Vez em quanto vejo a avenida perto de casa tomada por jovens e adolescentes. Começa maneiro e vai engrossando a ponto de mudar o fluxo do trânsito. Motoqueiros empinam suas motos raspando a bunda no chão, talvez por ser mais pesada que o cérebro. Meninas soltando hormônios pelos poros exibem o corpo dentro de roupas mínimas. O som martela os ouvidos; copos e garrafas pelo chão.
Chega a polícia, e como pombos o bando é disperso para se juntar no mesmo ou noutro dia ou noutro lugar. Pela imprensa vejo acontecendo a mesma coisa noutros bairros e cidades. Em São Paulo, além do famigerado pancadão, ‘rolezinho’ nos shoppings é a onda. Combinados através das redes sociais os jovens correm pelas galerias apavorando consumidores e fazendo lojas baixarem as portas. Num desses eventos havia perto de seis mil. Nada é roubado ou depredado e ninguém é agredido; só zuação. Em dezembro passado foram quatro manifestações desse tipo. Como sempre, a polícia chega para coroar o evento; detêm alguns e botam os demais pra correr.
As letras agressivas do Rap e do funk tocadas a todo volume; corpos expostos, bebidas, drogas, porre, violência, arrastões, mortes no trânsito, gravidez precoce, aumento do número dos que nem estudam e nem trabalham… “Jovens que nasceram nas periferias nas duas últimas décadas estão bradando suas demandas políticas em porta-malas de carros financiados… Como diz o rap: “Se quer guerra, terá/Se quer paz, quero em dobro”. Quanto mais tentar silenciar esses meninos à força, ao invés de escutar o que têm dito, mais barulho eles vão fazer. Ainda há escolha”. (Gabriel de Santis Feltran, professor de sociologia da UFSCAR. Folha 23.12.13).
Juventude é tempo de desafios, aventura, riscos, descobertas, avanços e revezes. E o que temos para ela? A Escola, por exemplo – grosso modo falando – não a atrai porque é quadrada, parada no tempo, rodeada de grades e dirigida por gente caducada no tempo e no espaço; um de cada cinco, aliás, escolhida por políticos. Ali nada se cria tudo se copia. Que jovem aguenta ficar horas ‘parafusado’ na cadeira? O que conta agora é a classificação no ENEM, ENAD, IDESP, etc. Que fizeram dos laboratórios, das feiras de ciências, das aulas de música, do esporte, da arte e do desfio de passar de ano? Português e Matemática são prioridades, e mesmo assim o Brasil está na rabeira em relação a outros países.
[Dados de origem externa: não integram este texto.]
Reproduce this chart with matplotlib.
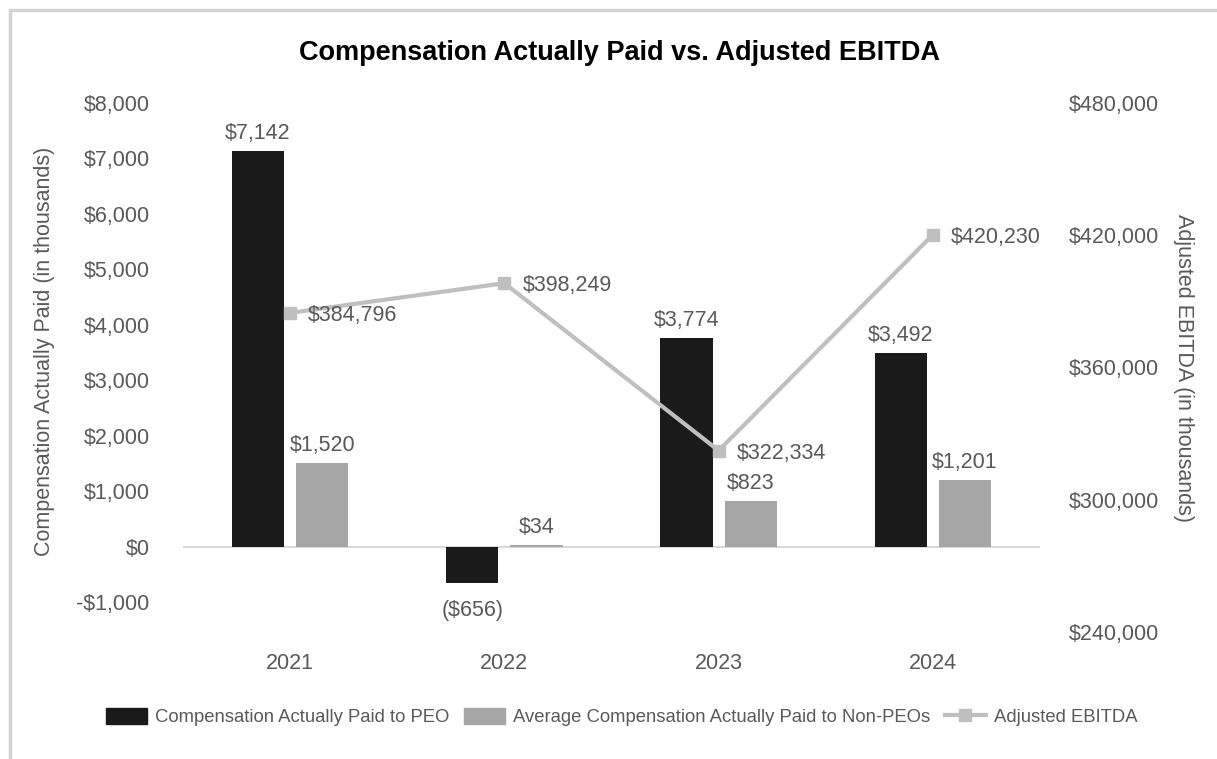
import matplotlib.pyplot as plt
import numpy as np
from matplotlib.patches import Rectangle
from matplotlib.lines import Line2D

plt.rcParams['font.family'] = ['Liberation Sans', 'DejaVu Sans']

years = ["2021", "2022", "2023", "2024"]
cap_peo = [7142, -656, 3774, 3492]
cap_non_peo = [1520, 34, 823, 1201]
adj_ebitda = [384796, 398249, 322334, 420230]

left_ticks = [-1000, 0, 1000, 2000, 3000, 4000, 5000, 6000, 7000, 8000]
right_ticks = [240000, 300000, 360000, 420000, 480000]

BLACK = '#1a1a1a'
GRAY_BAR = '#a6a6a6'
GRAY_LINE = '#bfbfbf'
TXT = '#595959'
FS = 15.5


def money(v):
    if v < 0:
        return f"(${-v:,.0f})"
    return f"${v:,.0f}"


def tick_money(v):
    if v < 0:
        return f"-${-v:,.0f}"
    return f"${v:,.0f}"


fig = plt.figure(figsize=(12.17, 7.59), dpi=100)
ax = fig.add_axes([183 / 1217, 1 - 632 / 759, 857 / 1217, 529 / 759])
ax2 = ax.twinx()

x = np.arange(len(years))
w = 0.243
off = 0.15

b1 = ax.bar(x - off, cap_peo, w, color=BLACK, zorder=2)
b2 = ax.bar(x + off, cap_non_peo, w, color=GRAY_BAR, zorder=2)
ax.axhline(0, color='#d9d9d9', lw=1.5, zorder=1)

ax.set_xlim(-0.5, len(years) - 0.5)
ax.set_ylim(-1532, 8000)
ax.set_yticks(left_ticks)
ax.set_yticklabels([tick_money(v) for v in left_ticks])
ax.set_xticks(x)
ax.set_xticklabels(years)
ax.tick_params(axis='y', length=0, pad=24, labelsize=FS, labelcolor=TXT)
ax.tick_params(axis='x', length=0, pad=15, labelsize=FS, labelcolor=TXT)
ax.set_ylabel("Compensation Actually Paid (in thousands)", fontsize=FS, color=TXT)
ax.yaxis.set_label_coords(-0.149, 0.53)

for bars, vals in ((b1, cap_peo), (b2, cap_non_peo)):
    for r, v in zip(bars, vals):
        cx = r.get_x() + r.get_width() / 2
        if v >= 0:
            ax.annotate(money(v), (cx, v), xytext=(0, 5), textcoords='offset points',
                        ha='center', va='bottom', fontsize=FS, color=TXT)
        else:
            ax.annotate(money(v), (cx, v), xytext=(0, -12), textcoords='offset points',
                        ha='center', va='top', fontsize=FS, color=TXT)

ax2.plot(x, adj_ebitda, color=GRAY_LINE, lw=3, marker='s', ms=8, zorder=3)
ax2.set_ylim(240000, 480000)
ax2.set_yticks(right_ticks)
ax2.set_yticklabels([tick_money(v) for v in right_ticks])
ax2.tick_params(axis='y', length=0, pad=21, labelsize=FS, labelcolor=TXT)
ax2.set_ylabel("Adjusted EBITDA (in thousands)", fontsize=FS, color=TXT, rotation=270, labelpad=25)
for xi, v in zip(x, adj_ebitda):
    ax2.annotate(money(v), (xi, v), xytext=(13, -2), textcoords='offset points',
                 ha='left', va='center', fontsize=FS, color=TXT)

for a in (ax, ax2):
    for s in a.spines.values():
        s.set_visible(False)

fig.text(0.509, 1 - 53 / 759, "Compensation Actually Paid vs. Adjusted EBITDA",
         ha='center', va='center', fontsize=19.5, fontweight='bold', color='black')

handles = [
    Rectangle((0, 0), 1, 1, color=BLACK),
    Rectangle((0, 0), 1, 1, color=GRAY_BAR),
    Line2D([0], [0], color=GRAY_LINE, lw=3, marker='s', ms=8),
]
labels = ["Compensation Actually Paid to PEO",
          "Average Compensation Actually Paid to Non-PEOs",
          "Adjusted EBITDA"]
leg = fig.legend(handles, labels, loc='center', bbox_to_anchor=(0.511, 1 - 717 / 759), ncol=3,
                 frameon=False, fontsize=13.3, handlelength=2.2, handleheight=1.0,
                 handletextpad=0.45, columnspacing=0.8)
for t in leg.get_texts():
    t.set_color(TXT)

# light frame around the chart
fig.patches.append(Rectangle((9.5 / 1217, -0.1), 1.2, 1 - 9.5 / 759 + 0.1,
                             transform=fig.transFigure, fill=False,
                             edgecolor='#d3d3d3', lw=2.5))

fig.savefig("out.png", dpi=100)
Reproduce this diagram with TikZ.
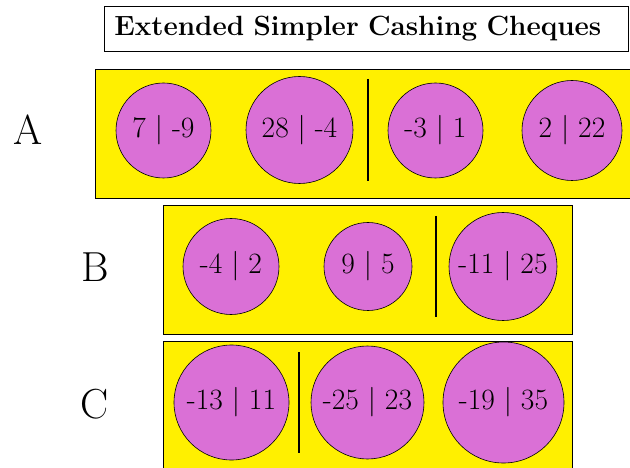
\documentclass[tikz,border=0pt]{standalone}
\usepackage{xcolor}
\usepackage{tikz}
\usetikzlibrary{positioning}
\definecolor{rowyellow}{RGB}{255,240,0}
\definecolor{chequepink}{RGB}{218,112,214}

\begin{document}
\begin{tikzpicture}[x=1pt,y=-1pt,
    row/.style={draw,fill=rowyellow,anchor=north west,inner sep=0pt,line width=0.8pt},
    cheque/.style={draw,circle,fill=chequepink,inner sep=0pt,line width=0.6pt,font=\fontsize{29.5}{35}\selectfont},
    lbl/.style={font=\fontsize{42}{50}\selectfont},
    bar/.style={line width=2pt}
  ]
    \useasboundingbox (0,0) rectangle (630,468);
    \clip (0,0) rectangle (630,468);
    \node[draw,anchor=north west,line width=0.8pt,minimum width=524pt,minimum height=44pt,
      text width=504pt,align=left,inner sep=10pt,font=\fontsize{27.8}{33}\selectfont\bfseries] (title) at (104,6) {Extended Simpler Cashing Cheques};
    \node[row,minimum width=545pt,minimum height=129pt] (rowA) at (95,69) {};
    \node[row,minimum width=409pt,minimum height=129pt] (rowB) at (163,205) {};
    \node[row,minimum width=409pt,minimum height=140pt] (rowC) at (163,341) {};
    \node[lbl] (labA) at (28,130) {A};
    \node[lbl] (labB) at (95,267) {B};
    \node[lbl] (labC) at (95,404) {C};
    \foreach \n/\x/\y/\r/\t in {a1/163.5/130.5/47.5/{7 | -9},a2/299.5/130/53.5/{28 | -4},
        a3/435.5/130.5/47.5/{-3 | 1},a4/572/130.5/50/{2 | 22},
        b1/231/266.5/48/{-4 | 2},b2/368/266.5/44/{9 | 5},b3/503/266.5/54/{-11 | 25},
        c1/231.5/402.5/57.5/{-13 | 11},c2/367.5/402.5/56.5/{-25 | 23},c3/503.5/402.5/60.5/{-19 | 35}}{
      \node[cheque,minimum size={2*\r}] (\n) at (\x,\y) {\t};
    }
    \draw[bar] (368,79) -- (368,181);
    \draw[bar] (436,216) -- (436,317);
    \draw[bar] (299,352) -- (299,453);
  \end{tikzpicture}
\end{document}
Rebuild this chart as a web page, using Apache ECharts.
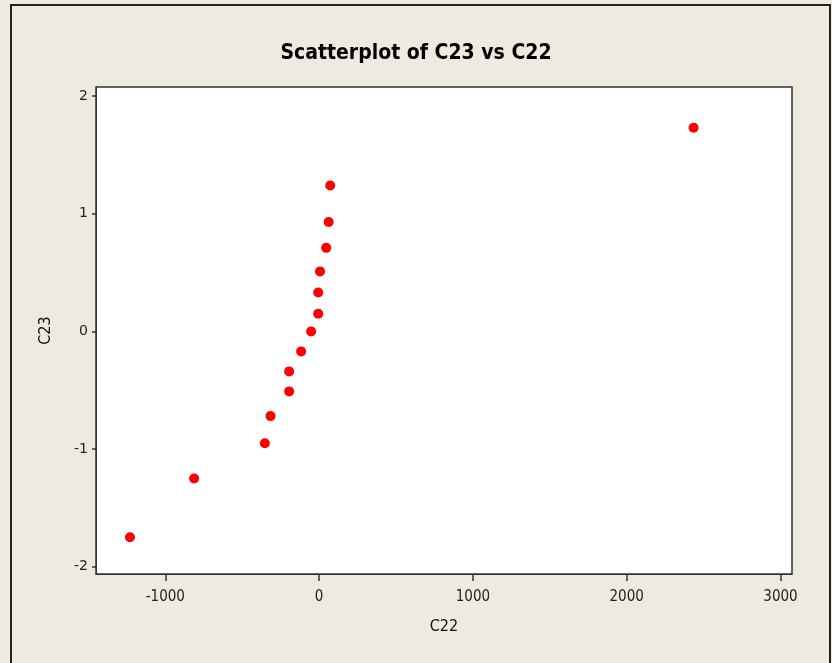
<!DOCTYPE html>
<html>
<head>
<meta charset="utf-8">
<script src="https://cdn.jsdelivr.net/npm/echarts@6/dist/echarts.min.js"></script>
<style>
  html, body { margin: 0; padding: 0; background: #eeeae0; }
  #main { width: 832px; height: 663px; }
</style>
</head>
<body>
<div id="main"></div>
<script>
// 数据
var c22 = [-1230, -813, -353, -316, -195, -195, -117, -52, -6, -6, 6, 46, 62, 72, 2435];
var c23 = [-1.75, -1.25, -0.95, -0.72, -0.51, -0.34, -0.17, 0.0, 0.15, 0.33, 0.51, 0.71, 0.93, 1.24, 1.73];
var xTicks = [-1000, 0, 1000, 2000, 3000];
var yTicks = [-2, -1, 0, 1, 2];

var points = c22.map(function (v, i) { return [v, c23[i]]; });

var chart = echarts.init(document.getElementById('main'));
var font = "'Liberation Sans Narrow', 'DejaVu Sans Condensed', 'Liberation Sans', sans-serif";

chart.setOption({
    backgroundColor: '#eeeae0',
    animation: false,
    title: {
        text: 'Scatterplot of C23 vs C22',
        left: 'center',
        top: 38,
        textStyle: {
            fontFamily: font,
            fontWeight: 'bold',
            fontSize: 21,
            color: '#000'
        }
    },
    graphic: [{
        type: 'polyline',
        shape: { points: [[11, 663], [11, 5], [830, 5], [830, 663]] },
        style: { stroke: '#222', lineWidth: 2, fill: null }
    }],
    grid: {
        left: 96,
        right: 40,
        top: 87,
        bottom: 89,
        show: true,
        backgroundColor: '#ffffff',
        borderColor: '#333',
        borderWidth: 1.5
    },
    xAxis: {
        type: 'value',
        min: -1451,
        max: 3075,
        name: 'C22',
        nameLocation: 'middle',
        nameGap: 45,
        nameTextStyle: { fontFamily: font, fontSize: 16, color: '#111' },
        axisLine: { show: true, onZero: false, lineStyle: { color: '#333' } },
        axisTick: { show: true, length: 7, customValues: xTicks, lineStyle: { color: '#333', width: 1.5 } },
        axisLabel: {
            customValues: xTicks,
            margin: 16,
            fontFamily: font,
            fontSize: 15,
            color: '#222',
            formatter: function (v) { return String(v); }
        },
        splitLine: { show: false }
    },
    yAxis: {
        type: 'value',
        min: -2.062,
        max: 2.077,
        name: 'C23',
        nameLocation: 'middle',
        nameGap: 42,
        nameTextStyle: { fontFamily: font, fontSize: 16, color: '#111' },
        axisLine: { show: true, onZero: false, lineStyle: { color: '#333' } },
        axisTick: { show: true, length: 4, customValues: yTicks, lineStyle: { color: '#333', width: 1.5 } },
        axisLabel: {
            customValues: yTicks,
            margin: 8,
            fontFamily: "'DejaVu Sans', sans-serif",
            fontSize: 14,
            color: '#222',
            formatter: function (v) { return String(v); }
        },
        splitLine: { show: false }
    },
    series: [{
        name: 'C23',
        type: 'scatter',
        symbol: 'circle',
        symbolSize: 10,
        itemStyle: { color: '#ff0000', opacity: 1 },
        data: points
    }]
});
</script>
</body>
</html>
No 4º ano do meu tempo sabia mais que os do 9º de hoje, e minha mochila não pesava cinco quilos como as de agora.
Em vez de fiscalizar os excessos e punir exploradores, restringiram o direito e até proibiram o adolescente de trabalhar. Vendendo saúde e disposto a ganhar seu próprio dinheiro, sente-se parasita dos pais, que por sua vez não conseguem suprir suas necessidades. Para alguns o tráfico surge como alternativa até que a polícia – ela de novo – acabe com o barato ou sejam sugados pelo buraco negro do vício. Existem os cursos profissionalizantes. Porém, a maioria é programada para ajustar o jovem às necessidades das empresas e não para que descubra aptidões próprias e assim sinta prazer em trabalhar e se realize como ser humano. Por isso sobram vagas.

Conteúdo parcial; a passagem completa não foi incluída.